In his view, conceptual art presented a departure from the feedback loop between form and content (or "arrangement") in which traditional and modernist art consisted. Instead, conceptual art was oriented to the notion of the work of art as the manifestation of a concept, in which the execution of an artwork took backseat to its conception and to its planning as a reproducible design meant to enshrine the concept in the center. In LeWitt's words, "[t]he idea becomes a machine that makes the art". The concept here becomes the measure of the artwork: "Conceptual art is only good when the idea is good."
Where most other types of photography are about capturing and rendering an object of perception, conceptual photography is at bottom about an idea.
The relationship of photography to conceptual art is at once difficult to circumscribe and of obvious importance for the history of conceptual art.

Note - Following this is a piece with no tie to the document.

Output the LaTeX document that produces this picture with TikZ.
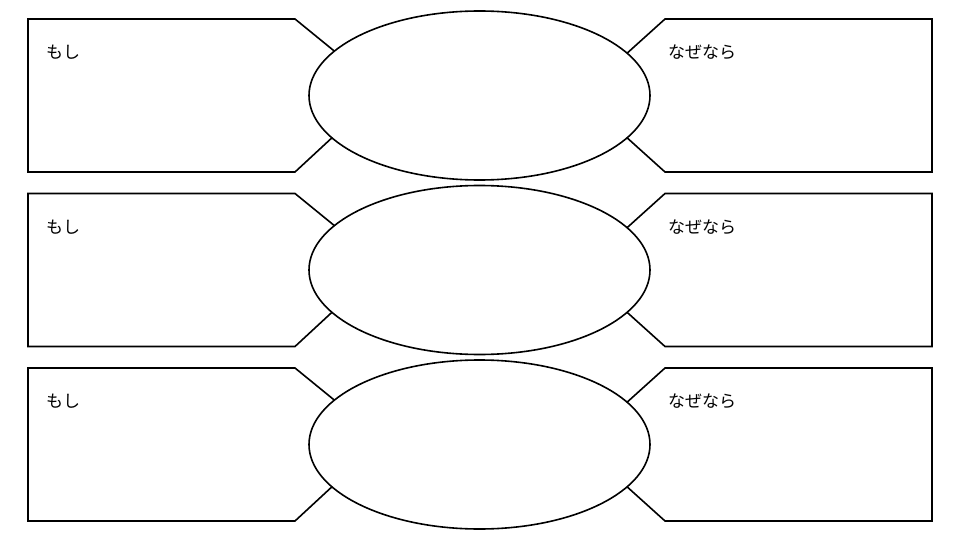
\documentclass[tikz,border=0pt]{standalone}
\usepackage{fontspec}
\newfontfamily\jpfont{Noto Sans CJK JP}
\usetikzlibrary{shapes.geometric, calc}
\tikzset{
    outline/.style={draw=black, line width=1.6pt, line join=miter},
    hub/.style={ellipse, outline, minimum width=341pt, minimum height=169pt,
                inner sep=0pt, outer sep=0pt},
    cue/.style={anchor=west, inner sep=0pt,
                font=\jpfont\fontsize{17}{19}\selectfont},
}

\begin{document}
\begin{tikzpicture}[x=1pt, y=-1pt]
    \useasboundingbox (0,0) rectangle (960,540);
    \foreach \r [evaluate=\r as \c using 95.5+174.5*\r] in {0,1,2} {
        \node[hub] (hub\r) at (479.5,\c) {};
        % left panel
        \coordinate (lt\r) at (295,\c-76.5);
        \coordinate (lb\r) at (295,\c+76.5);
        \draw[outline] (hub\r.163.5) -- (lt\r) -- (28,\c-76.5)
            -- (28,\c+76.5) -- (lb\r) -- (hub\r.196.5);
        \node[cue] (if\r) at (46,\c-43) {もし};
        % right panel
        \coordinate (rt\r) at (665,\c-76.5);
        \coordinate (rb\r) at (665,\c+76.5);
        \draw[outline] (hub\r.16.5) -- (rt\r) -- (932,\c-76.5)
            -- (932,\c+76.5) -- (rb\r) -- (hub\r.-16.5);
        \node[cue] (why\r) at (668,\c-43) {なぜなら};
    }
\end{tikzpicture}
\end{document}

In its essence, conceptual art takes off from insights about authorship, intentionality, and craft in an age in which art is reproducible, insights which were originally ceded by photography and printing.
Some conceptual artists working with photography did not lay stress on it as a discrete medium. Richard Long and Dennis Oppenheim, for example, used cameras to document their performances and ephemeral installations, without however giving a great deal of thought to the role of photography in their documentation. For them, photography was as simple as pen and paper, and had the same function. In fact, because of its popular status as a mode of documentation, photography introduced an element of subtle humor to their work, as it seemed to give it the fixity and importance of something out of a newspaper or textbook. This strategy was not uncommon among early conceptual artists. Performance artists and creators of temporary artworks often dissociated themselves from photography as a medium, while making abundant use of it to record their efforts.
Other conceptual artists like Ed Ruschka or Bruce Naumann used photography in the creation of artworks which depicted words, public spaces, and sculptural installations as part of larger conceptual meditations on meaning, language, and aesthetic coherence. These conceptual photographers, by making photography a central element in their artworks, broke away from contemporaries who were only leveraging photography in the service of what they understood the conceptual artwork to be, and inaugarated the mainstream use of photography in conceptual art.